[rfc-i] Committee for opposing more tedious boilerplate (was:
errata maintenance)
John C Klensin
john+rfc at jck.com
Tue Apr 13 15:01:41 PDT 2004
>> Not sure anyone suggested this yet but another approach might
>> be to add some boiler plate to each new RFC pointing to the
>> errata page.
>
> Yep, that's a possibility. If so, maybe along the lines of:
>
> RFCs are forever; an RFC is never modified after publication.

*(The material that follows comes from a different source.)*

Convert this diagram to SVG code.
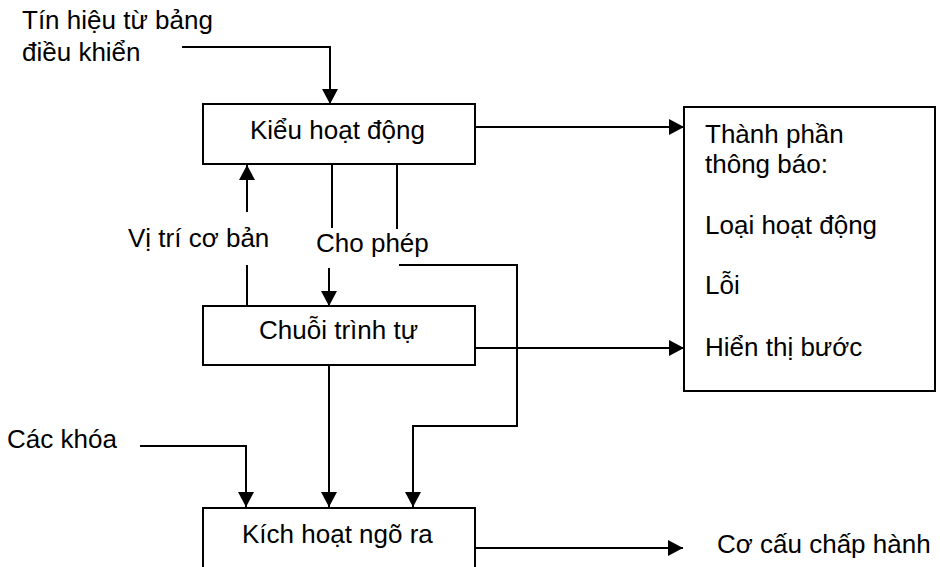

> However, RFCs can be reclassified: made historic, obsoleted
> completely, or updated by subsequent RFCs. The current
> status of an RFC must be checked in the RFC index [URL], not
> in the document itself. Editorial errata for RFCs is also
> available at [URL2].
_Please_ let's not go down this path. RFCs have already ended
up with an unpleasant ratio of boilerplate to informational
content (unless they are already _very_ long). There is ample
evidence that, when boilerplate gets long enough --and we are
almost certainly past that limit already-- people don't read the
stuff. It registers as boilerplate, and then they start
searching for whatever they are really looking for. That, in
turn, can be bad news, since they may skip something that really
is important.
Suggestion: A case can be made that all sorts of information
that is not now present in RFCs would be useful -- pointers to
the index for status material and to errata, information about
contacting the IETF about Standards Track material, suggestions
about how to locate authors if the address information goes bad,
etc. I suggest that anyone proposing more boilerplate material
also should propose a stopping rule for determining which
suggestions of that variety are not appropriate.